Central Bank interest rates affect the interest that customers pay on mortgages, personal loans, credit card debt, and any other type of central bank loan. These rates are determined by the central bank authority for each jurisdiction and change regularly to reflect current market conditions.
In the past, decisions to dramatically change interest rates have had a knock-on effect on the crypto market. In this article, we will take a look at how the recent European Central Bank (ECB) interest rate decisions have affected the crypto space.
About The European Interest Rate Decision
The European Central Bank announced its most recent interest rate decisions on March 16th. The decision affected the interest rates in 19 different European countries including Austria, Belgium, Croatia, France, Germany, Greece, Italy, and others.
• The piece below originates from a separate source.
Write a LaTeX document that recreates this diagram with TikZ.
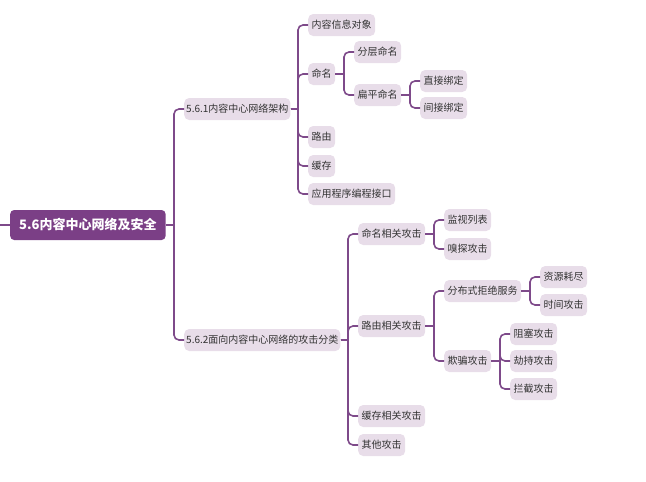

As a result, the decisions that were made on the 16th of March were highly anticipated.
The interest decision was made by the governing council of the ECB. The final decision was based on a number of factors including current levels of inflation, supply and demand of loans, and economic stability.
The ECB decided to raise 3 key interest rates by 50 basis points in an attempt to eventually return inflation to a 2% level. This came as no surprise to market watchers who predicted that the rates would be hiked. The governing council of the ECB is currently monitoring inflation and is reportedly prepared to take further action if needed. It is hoped that inflation will reach 2.1% by 2025.
How Did The ECB Interest Rate Decision Affect The Crypto Market?
The crypto market has been experiencing a bull run in the past few weeks with Bitcoin hitting a yearly high of $28k. The ECB interest rate decision did not appear to impact this trend and any effects that may have been felt by the decision were most likely muted by the collapse of Silicon Valley Bank.
The crypto market is currently very volatile which makes it difficult to determine the exact cause of price fluctuations and movements. Nevertheless, the announcement of the decision did not seem to derail crypto’s current run. According to the economic calendar, there are a number of events coming up that cryptocurrency investors should be aware of. These include further interest rate decisions that are set to be made by the SEC in April as well as crypto regulatory decisions that are currently being discussed by countries including China and the UK. Investors should keep an eye on potential progression and be prepared to change their portfolios accordingly.
The Future Looks Volatile for Crypto
The crypto market is currently very volatile and factors, such as global news, have the power to cause big fluctuations. On one hand, the lack of trust in the current banking system helped Bitcoin to maintain its bull run. On the other hand, volatile markets are incredibly risky and the news cannot be used to determine future prices.
Overall, interest rate decisions have had a history of impacting the crypto market. However, the recent ECB decision rate was overpowered by the fall of Silicon Valley Bank, which sent Bitcoin on a bull run. Investors should still be careful to watch economic events so that they are prepared for events that could impact the crypto market.